“Sono sconvolto, non so più cosa pensare. Mi creda questi sono i giorni più brutti della mia vita”.
Parla con un filo di voce, Massimo Borrelli, l’assessore del Comune di Bra, caduto nella rete delle indagini che hanno messo in evidenza un’organizzazione molto ben ramificata e articolata di stampo ‘ndranghetistico nella città di Bra. Un'operazione, quella coordinata dalla Direzione Distrettuale Antimafia di Torino, che ha portato all’arresto di dodici persone e alla sua iscrizione nel registro degli indagati con un’accusa che si può sintetizzare come “voto di scambio”.
Come spiega il suo avvocato, Stefano Campanello di Alba, “siamo ancora in una fase embrionale, per cui il mio cliente, al contrario di altri indagati, non ha ancora ricevuto delle contestazioni precise. Dalle indagini sono emersi alcuni episodi finiti sotto la lente degli inquirenti e ora valuteremo la posizione da assumere”.
“Massimo Borrelli è sconvolto ed esterrefatto per quello che gli è accaduto - prosegue l’avvocato albese -, ma confidiamo di poter dimostrare ai magistrati la sua totale estraneità ai fatti che gli vengono imputati. Il solo fatto di essere stato accostato e collegato alla criminalità organizzata, lascia allibito il mio cliente. Comunque faremo le nostre valutazioni”.
Ma quali sono le condotte dell’assessore Borrelli che hanno portato gli inquirenti a formulare le loro accuse?
Principalmente uno, ossia il fatto che si sia attivato per trovare un lavoro di pubblica utilità a Salvatore Luppino - arrestato nell’operazione di ieri, con l'accusa di associazione a delinquere di stampo mafioso e traffico di droga - che in quel momento si trovava in carcere e sperava di poter fare il fine pena in libertà, grazie proprio a una attività lavorativa.
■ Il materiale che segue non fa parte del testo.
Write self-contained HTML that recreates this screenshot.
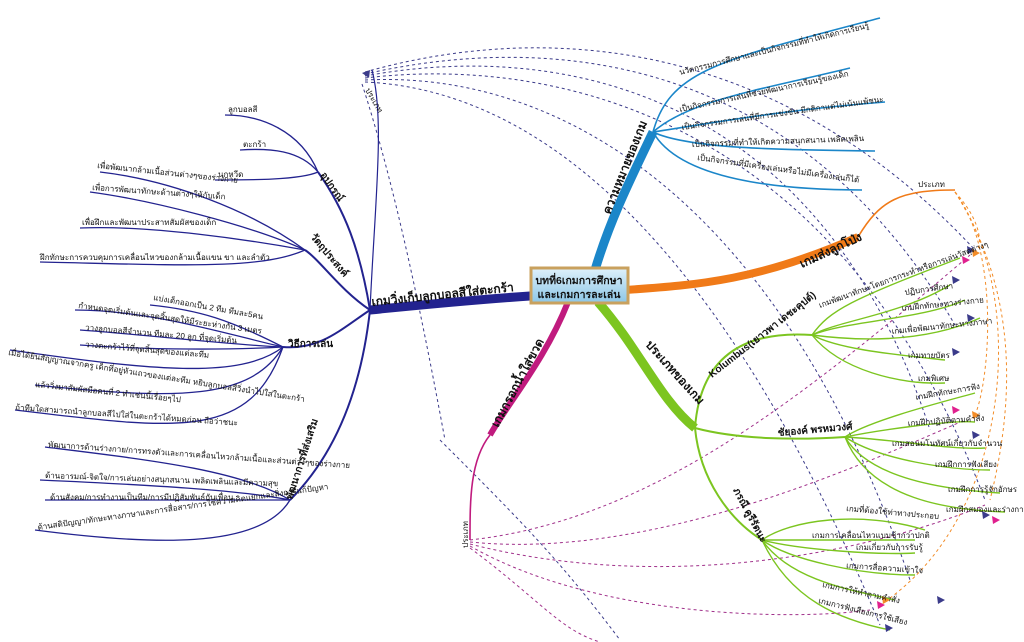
<!DOCTYPE html>
<html><head><meta charset="utf-8"><style>
html,body{margin:0;padding:0;background:#fff;width:1024px;height:642px;overflow:hidden}
svg{display:block}
text{font-family:"Liberation Sans","Noto Sans CJK SC",sans-serif;fill:#111}
.s{font-size:8px}
.m{font-size:10px;font-weight:bold}
.b{font-size:12px;font-weight:bold}
</style></head><body>
<svg width="1024" height="642" viewBox="0 0 1024 642" xmlns="http://www.w3.org/2000/svg">
<defs>
<linearGradient id="bx" x1="0" y1="0" x2="0" y2="1"><stop offset="0" stop-color="#dff1fb"/><stop offset="1" stop-color="#8cc6e6"/></linearGradient>
</defs>
<!-- dashed connectors -->
<g fill="none" stroke-dasharray="3,3" stroke-width="1">
<g stroke="#3b3b8a">
<path d="M365 72 C550 20 780 40 975 250"/>
<path d="M365 74 C560 30 800 60 955 325"/>
<path d="M365 76 C560 40 820 90 930 430"/>
<path d="M365 78 C560 55 840 120 985 500"/>
<path d="M365 80 C560 70 780 200 910 580"/>
<path d="M365 82 C540 90 720 240 880 625"/>
<path d="M362 84 C400 200 430 360 445 440"/>
<path d="M440 440 C520 520 560 560 620 640"/>
</g>
<g stroke="#f28c28">
<path d="M955 192 C1000 250 990 380 975 415"/>
<path d="M955 192 C1010 280 1020 380 990 500"/>
<path d="M955 192 C1030 300 1010 520 880 605"/>
<path d="M955 192 C990 230 980 260 970 250"/>
</g>
<g stroke="#a0308a">
<path d="M470 540 C650 520 800 400 970 255"/>
<path d="M470 542 C650 560 850 470 965 420"/>
<path d="M470 544 C650 590 850 560 985 505"/>
<path d="M470 546 C600 620 800 620 870 610"/>
<path d="M470 548 C540 600 560 630 600 642"/>
</g>
</g>
<!-- dark blue left -->
<g fill="none" stroke="#23238f">
<path d="M530 296 C470 300 420 305 370 310" stroke-width="9"/>
<path d="M370 310 C360 250 345 210 318 172" stroke-width="2"/>
<path d="M370 310 C375 200 385 120 372 70" stroke-width="1.2"/>
<path d="M370 310 C340 290 320 260 305 250" stroke-width="2"/>
<path d="M370 310 C340 330 320 350 283 347" stroke-width="2"/>
<path d="M370 310 C360 400 330 460 290 500" stroke-width="2"/>
<g stroke-width="1.3">
<path d="M318 172 C300 130 260 115 225 115"/>
<path d="M318 172 C300 150 270 148 240 150"/>
<path d="M318 172 C300 180 250 180 215 180"/>
<path d="M305 250 C250 210 170 180 100 172"/>
<path d="M305 250 C250 225 150 200 90 192"/>
<path d="M305 250 C250 240 150 225 80 228"/>
<path d="M305 250 C260 270 180 265 40 262"/>
<path d="M283 347 C230 320 200 310 150 305"/>
<path d="M283 347 C230 335 150 310 75 310"/>
<path d="M283 347 C230 345 150 335 80 330"/>
<path d="M283 347 C230 350 150 350 80 345"/>
<path d="M283 347 C240 380 150 370 10 350"/>
<path d="M283 347 C250 400 180 400 35 385"/>
<path d="M283 347 C250 440 180 430 15 410"/>
<path d="M290 500 C240 470 150 460 45 447"/>
<path d="M290 500 C240 490 150 485 40 480"/>
<path d="M290 500 C240 500 150 500 45 500"/>
<path d="M290 500 C260 550 150 545 35 530"/>
</g>
</g>
<!-- blue top -->
<g fill="none" stroke="#1b86c9">
<path d="M595 270 C610 220 630 180 653 132" stroke-width="9"/>
<g stroke-width="1.6">
<path d="M653 132 C670 70 720 60 880 18"/>
<path d="M653 132 C690 100 760 90 850 68"/>
<path d="M653 132 C700 125 780 110 885 102"/>
<path d="M653 132 C690 150 800 150 875 151"/>
<path d="M653 132 C680 180 780 190 862 190"/>
</g>
</g>
<!-- orange -->
<g fill="none" stroke="#f07a18">
<path d="M625 290 C700 285 760 280 858 237" stroke-width="8"/>
<path d="M858 237 C880 200 900 190 955 190" stroke-width="1.6"/>
</g>
<!-- green -->
<g fill="none" stroke="#7cc520">
<path d="M598 302 C640 350 660 400 695 428" stroke-width="9"/>
<g stroke-width="2">
<path d="M695 428 C700 360 740 330 812 335"/>
<path d="M695 428 C740 440 800 440 845 437"/>
<path d="M695 428 C700 480 730 520 762 540"/>
</g>
<g stroke-width="1.4">
<path d="M812 335 C830 310 850 300 960 258"/>
<path d="M812 335 C840 320 900 315 950 285"/>
<path d="M812 335 C850 320 920 320 965 300"/>
<path d="M812 335 C850 340 920 345 980 318"/>
<path d="M812 335 C840 350 900 355 945 360"/>
<path d="M812 335 C840 370 900 385 945 383"/>
<path d="M845 437 C870 420 950 400 975 393"/>
<path d="M845 437 C880 430 950 420 975 422"/>
<path d="M845 437 C900 440 950 450 985 448"/>
<path d="M845 437 C880 460 950 470 990 470"/>
<path d="M845 437 C870 480 950 490 1000 493"/>
<path d="M845 437 C870 500 950 510 1005 512"/>
<path d="M762 540 C790 520 860 510 925 530"/>
<path d="M762 540 C800 540 880 540 915 540"/>
<path d="M762 540 C800 550 880 555 915 553"/>
<path d="M762 540 C790 560 860 575 915 575"/>
<path d="M762 540 C790 580 850 590 895 600"/>
<path d="M762 540 C790 600 840 620 890 630"/>
</g>
</g>
<!-- magenta -->
<g fill="none" stroke="#c01b7e">
<path d="M568 302 C545 360 510 400 490 435" stroke-width="6"/>
<path d="M490 435 C470 460 470 500 470 540" stroke-width="1.6"/>
</g>
<!-- arrowheads -->
<g fill="#3b3b8a">
<polygon points="975,250 967,246 968,254"/><polygon points="960,280 952,276 953,284"/>
<polygon points="975,318 967,314 968,322"/><polygon points="960,352 952,348 953,356"/>
<polygon points="980,435 972,431 973,439"/><polygon points="990,515 982,511 983,519"/>
<polygon points="945,600 937,596 938,604"/><polygon points="893,628 885,624 886,632"/>
<polygon points="362,73 370,70 369,78"/>
</g>
<g fill="#e0208e"><polygon points="970,260 962,256 963,264"/><polygon points="960,410 952,406 953,414"/><polygon points="1000,520 992,516 993,524"/><polygon points="885,605 877,601 878,609"/></g>
<g fill="#f28c28"><polygon points="980,253 972,249 973,257"/><polygon points="980,415 972,411 973,419"/><polygon points="890,600 882,596 883,604"/></g>
<!-- center box -->
<rect x="531" y="268" width="97" height="35" fill="url(#bx)" stroke="#c9a15e" stroke-width="3"/>
<text x="579" y="284" text-anchor="middle" style="font-size:10.5px;font-weight:bold">บทที่6เกมการศึกษา</text>
<text x="579" y="298" text-anchor="middle" style="font-size:10.5px;font-weight:bold">และเกมการละเล่น</text>
<!-- main labels -->
<text class="b" transform="translate(372,306) rotate(-6)">เกมวิ่งเก็บลูกบอลสีใส่ตะกร้า</text>
<text class="b" transform="translate(610,215) rotate(-68)">ความหมายของเกม</text>
<text class="b" transform="translate(802,268) rotate(-25)">เกมส่งลูกโป่ง</text>
<text class="b" transform="translate(645,345) rotate(48)">ประเภทของเกม</text>
<text class="b" transform="translate(498,428) rotate(-62)">เกมกรอกน้ำใส่ขวด</text>
<!-- left labels -->
<text class="m" transform="translate(320,175) rotate(55)">อุปกรณ์</text>
<text class="m" transform="translate(310,237) rotate(50)">วัตถุประสงค์</text>
<text class="m" transform="translate(288,347)">วิธีการเล่น</text>
<text class="m" transform="translate(292,500) rotate(-72)">พัฒนาการที่ส่งเสริม</text>
<text class="s" transform="translate(365,90) rotate(60)">ประเภท</text>
<g class="s">
<text x="228" y="112" class="s">ลูกบอลสี</text>
<text x="243" y="147" class="s">ตะกร้า</text>
<text x="218" y="177" class="s">นกหวีด</text>
<text class="s" transform="translate(97,168) rotate(6)">เพื่อพัฒนากล้ามเนื้อส่วนต่างๆของร่างกาย</text>
<text class="s" transform="translate(92,190) rotate(4)">เพื่อการพัฒนาทักษะด้านต่างๆให้กับเด็ก</text>
<text x="82" y="225" class="s">เพื่อฝึกและพัฒนาประสาทสัมผัสของเด็ก</text>
<text x="40" y="260" class="s">ฝึกทักษะการควบคุมการเคลื่อนไหวของกล้ามเนื้อแขน ขา และลำตัว</text>
<text class="s" transform="translate(153,300) rotate(10)">แบ่งเด็กออกเป็น 2 ทีม ทีมละ5คน</text>
<text class="s" transform="translate(78,308) rotate(8)">กำหนดจุดเริ่มต้นและจุดสิ้นสุดให้มีระยะห่างกัน 3 เมตร</text>
<text class="s" transform="translate(85,330) rotate(5)">วางลูกบอลสีจำนวน ทีมละ 20 ลูก ที่จุดเริ่มต้น</text>
<text class="s" transform="translate(85,347) rotate(5)">วางตะกร้าไว้ที่จุดสิ้นสุดของแต่ละทีม</text>
<text class="s" transform="translate(8,355) rotate(9)">เมื่อได้ยินสัญญาณจากครู เด็กที่อยู่หัวแถวของแต่ละทีม หยิบลูกบอลสีวิ่งนำไปใส่ในตะกร้า</text>
<text class="s" transform="translate(35,387) rotate(6)">แล้ววิ่งมาสัมผัสมือคนที่ 2 ทำเช่นนี้เรื่อยๆไป</text>
<text class="s" transform="translate(15,410) rotate(4)">ถ้าทีมใดสามารถนำลูกบอลสีไปใส่ในตะกร้าได้หมดก่อน ถือว่าชนะ</text>
<text class="s" transform="translate(48,447) rotate(4)">พัฒนาการด้านร่างกาย/การทรงตัวและการเคลื่อนไหวกล้ามเนื้อและส่วนต่างๆของร่างกาย</text>
<text class="s" transform="translate(45,478) rotate(2)">ด้านอารมณ์-จิตใจ/การเล่นอย่างสนุกสนาน เพลิดเพลินและมีความสุข</text>
<text x="50" y="500" class="s">ด้านสังคม/การทำงานเป็นทีม/การมีปฏิสัมพันธ์กับเพื่อน</text>
<text class="s" transform="translate(38,530) rotate(-8)">ด้านสติปัญญา/ทักษะทางภาษาและการสื่อสาร/การใช้ความคิดแยกและสิ่งการแก้ปัญหา</text>
</g>
<!-- blue leaves -->
<text class="s" transform="translate(680,75) rotate(-14)">นวัตกรรมการศึกษาและเป็นกิจกรรมที่ทำให้เกิดการเรียนรู้</text>
<text class="s" transform="translate(680,112) rotate(-12)">เป็นกิจกรรมการเล่นที่ช่วยพัฒนาการเรียนรู้ของเด็ก</text>
<text class="s" transform="translate(682,130) rotate(-8)">เป็นกิจกรรมการเล่นที่มีการแข่งขัน มีกติกาแต่ไม่เน้นแพ้ชนะ</text>
<text class="s" transform="translate(692,147) rotate(-2)">เป็นกิจกรรมที่ทำให้เกิดความสนุกสนาน เพลิดเพลิน</text>
<text class="s" transform="translate(697,160) rotate(8)">เป็นกิจกรรมที่มีเครื่องเล่นหรือไม่มีเครื่องเล่นก็ได้</text>
<text x="918" y="187" class="s">ประเภท</text>
<!-- green labels -->
<text class="m" transform="translate(712,378) rotate(-38)">Kolumbus(เยาวพา เดชะคุปต์)</text>
<text class="m" transform="translate(778,436) rotate(-5)">ชัยองค์ พรหมวงศ์</text>
<text class="m" transform="translate(733,490) rotate(62)">ภรณี คูรีรัตนะ</text>
<g class="s">
<text class="s" transform="translate(820,308) rotate(-20)">เกมพัฒนาทักษะโดยการกระทำหรือการเล่นวัสดุต่างๆ</text>
<text class="s" transform="translate(905,295) rotate(-8)">ปฏิบการศึกษา</text>
<text class="s" transform="translate(902,311) rotate(-6)">เกมฝึกทักษะทางร่างกาย</text>
<text class="s" transform="translate(892,334) rotate(-6)">เกมเพื่อพัฒนาทักษะทางภาษา</text>
<text x="908" y="358" class="s">เกมทายบัตร</text>
<text x="918" y="381" class="s">เกมพิเศษ</text>
<text class="s" transform="translate(916,400) rotate(-10)">เกมฝึกทักษะการฟัง</text>
<text class="s" transform="translate(908,426) rotate(-4)">เกมฝึกปฏิบัติตามคำสั่ง</text>
<text x="892" y="446" class="s">เกมสอนมโนทัศน์เกี่ยวกับจำนวน</text>
<text x="935" y="467" class="s">เกมฝึกการฟังเสียง</text>
<text x="948" y="492" class="s">เกมฝึกการรู้จักอักษร</text>
<text x="946" y="512" class="s">เกมฝึกสมองและร่างกาย</text>
<text class="s" transform="translate(846,511) rotate(5)">เกมที่ต้องใช้ท่าทางประกอบ</text>
<text x="812" y="538" class="s">เกมการเคลื่อนไหวแบบช้ากว่าปกติ</text>
<text x="856" y="550" class="s">เกมเกี่ยวกับการรับรู้</text>
<text class="s" transform="translate(846,568) rotate(4)">เกมการสื่อความเข้าใจ</text>
<text class="s" transform="translate(822,587) rotate(12)">เกมการให้ทำตามคำสั่ง</text>
<text class="s" transform="translate(818,603) rotate(14)">เกมการฟังเสียงการใช้เสียง</text>
</g>
<text class="s" transform="translate(468,548) rotate(-90)">ประเภท</text>
</svg>
</body></html>
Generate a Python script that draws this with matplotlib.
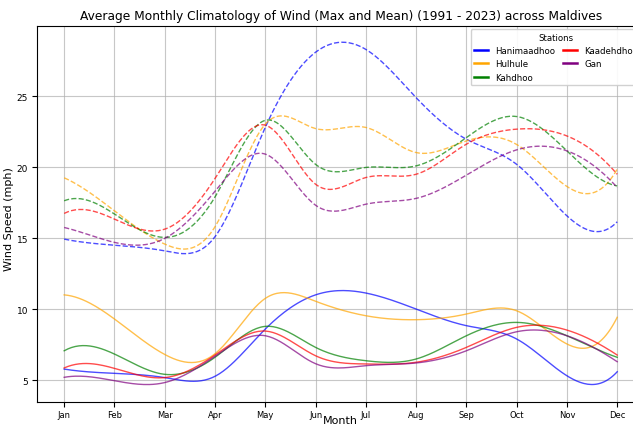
import numpy as np
import matplotlib
matplotlib.use("Agg")
import matplotlib.pyplot as plt
from matplotlib.lines import Line2D

# Monthly values (mph)
months = ['Jan', 'Feb', 'Mar', 'Apr', 'May', 'Jun', 'Jul', 'Aug', 'Sep', 'Oct', 'Nov', 'Dec']
stations = ['Hanimaadhoo', 'Hulhule', 'Kahdhoo', 'Kaadehdhoo', 'Gan']
colors = ['blue', 'orange', 'green', 'red', 'purple']

# max wind (dashed)
max_hanimaadhoo = [14.93, 14.5, 14.1, 15.1, 22.8, 28.1, 28.3, 24.9, 21.97, 20.2, 16.57, 16.15]
max_hulhule = [19.25, 16.92, 14.58, 15.8, 23.03, 22.72, 22.8, 21.03, 21.85, 21.6, 18.64, 19.86]
max_kahdhoo = [17.63, 16.7, 15.05, 17.9, 23.3, 20.2, 19.98, 20.09, 22.09, 23.57, 21.15, 18.68]
max_kaadehdhoo = [16.74, 16.34, 15.63, 19.2, 22.96, 18.8, 19.27, 19.5, 21.62, 22.68, 22.2, 19.5]
max_gan = [15.75, 14.7, 14.98, 18.3, 20.92, 17.32, 17.39, 17.8, 19.44, 21.22, 21.15, 18.57]

# mean wind (solid)
mean_hanimaadhoo = [5.77, 5.47, 5.17, 5.26, 8.59, 11.0, 11.13, 10.0, 8.83, 7.89, 5.3, 5.58]
mean_hulhule = [11.0, 9.3, 6.8, 6.85, 10.75, 10.55, 9.53, 9.25, 9.65, 9.88, 7.54, 9.42]
mean_kahdhoo = [7.06, 6.83, 5.4, 6.6, 8.78, 7.3, 6.36, 6.48, 8.12, 9.06, 8.12, 6.6]
mean_kaadehdhoo = [5.85, 5.82, 5.17, 6.76, 8.45, 6.71, 6.13, 6.25, 7.3, 8.71, 8.52, 6.76]
mean_gan = [5.19, 4.95, 4.82, 6.67, 8.12, 6.15, 6.01, 6.2, 7.06, 8.4, 8.12, 6.29]

max_series = [max_hanimaadhoo, max_hulhule, max_kahdhoo, max_kaadehdhoo, max_gan]
mean_series = [mean_hanimaadhoo, mean_hulhule, mean_kahdhoo, mean_kaadehdhoo, mean_gan]


def smooth(y, n=300):
    # not-a-knot cubic spline through the monthly points, for drawing only
    y = np.asarray(y, dtype=float)
    k = len(y)
    A = np.zeros((k, k))
    b = np.zeros(k)
    A[0, :3] = [1, -2, 1]
    A[-1, -3:] = [1, -2, 1]
    for i in range(1, k - 1):
        A[i, i - 1:i + 2] = [1, 4, 1]
        b[i] = 6 * (y[i - 1] - 2 * y[i] + y[i + 1])
    M = np.linalg.solve(A, b)
    xs = np.linspace(0, k - 1, n)
    idx = np.minimum(xs.astype(int), k - 2)
    t = xs - idx
    ys = ((M[idx] * (1 - t) ** 3 + M[idx + 1] * t ** 3) / 6
          + (y[idx] - M[idx] / 6) * (1 - t) + (y[idx + 1] - M[idx + 1] / 6) * t)
    return xs, ys


fig = plt.figure(figsize=(6.33, 4.27), dpi=100)
ax = fig.add_axes([0.0577, 0.0562, 0.961, 0.8806])

x = np.arange(len(months))
for name, col, ymax, ymean in zip(stations, colors, max_series, mean_series):
    xs, ys = smooth(ymax)
    ax.plot(xs, ys, '--', color=col, alpha=0.7, lw=1.0)
    xs, ys = smooth(ymean)
    ax.plot(xs, ys, '-', color=col, alpha=0.7, lw=1.0)

ax.set_xlim(-0.55, 11.55)
ax.set_ylim(3.45, 29.95)
ax.set_xticks(x)
ax.set_xticklabels(months, fontsize=6)
ax.tick_params(axis='x', pad=2)
ax.set_yticks([5, 10, 15, 20, 25])
ax.tick_params(axis='y', labelsize=6.5, pad=2.5)
ax.grid(True, color='#b0b0b0', lw=0.8, alpha=0.7)

ax.set_title('Average Monthly Climatology of Wind (Max and Mean) (1991 - 2023) across Maldives',
             fontsize=8.8, pad=5)
ax.set_xlabel('Month', fontsize=8)
ax.xaxis.set_label_coords(0.5, -0.034)
ax.set_ylabel('Wind Speed (mph)', fontsize=8)
ax.yaxis.set_label_coords(-0.037, 0.49)

handles = [Line2D([0], [0], color=c, lw=1.8) for c in colors]
ax.legend(handles, stations, title='Stations', loc='upper right', ncol=2,
          fontsize=6.2, title_fontsize=6.2, framealpha=0.9,
          handlelength=1.6, columnspacing=1.0, borderaxespad=0.4)

fig.savefig('out.png', dpi=100)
Poi però la cosa non va a buon fine.
Gli investigatori sottolineano che Salvatore Luppino - che più volte si vanta di essere stato fortunato per aver trovato un giudice che lo capisce e gli dà dei permessi premio per uscire dal carcere - e Massimo Borrelli erano in confidenza e parlavano con familiarità, usando toni amichevoli anche con il figlio di Salvatore, Anthony Luppino.
Spiegano gli inquirenti: “Il gruppo criminale capeggiato da Luppino Salvatore è in grado di procurare voti ai candidati a lui graditi e intrattenere rapporti privilegiati con esponenti politici di primo piano dell'amministrazione comunale di Bra in pieno stile mafioso”.
L’arrestato dice di poter controllare un pacchetto di 150 voti che faceva gola a molti esponenti politici.
“Che il Borrelli avesse un rapporto diretto e confidenziale con la famiglia Luppino”, viene sottolineato dalle indagini “si desume con chiarezza dal dialogo che a gennaio del 2017 Borrelli fa con Anthony Luppino figlio di Salvatore”. Borrelli, allora vicesindaco nella Giunta guidata da Bruna Sibille, spiegava di essersi messo in contatto col canile comunale per trovare un lavoro a persone che stavano finendo la loro pena in carcere, come appunto è in quel momento Luppino. “Il tenore della conversazione è confidenziale - notano gli investigatori - i due si danno del tu” e questo si collega o, per dirla come gli investigatori, “si salda con il colloquio avuto di persona con Luchino Salvatore ed aver ottenuto la promessa di voti in cambio di favori”.
Borrelli, quindi, sempre secondo gli inquirenti “si attiva per cercare di reperire l'attività lavorativa presso il canile comunale fornendo al figlio dell'esponente mafioso il numero di telefono della persona con cui mettersi in contatto”. E infatti il giorno dopo Anthony chiama il canile per accordarsi per la procedura da seguire per l'assunzione. Il lavoro però non verrà assegnato a Luppino per alcuni problemi sollevati dall’assistente sociale che lo seguiva.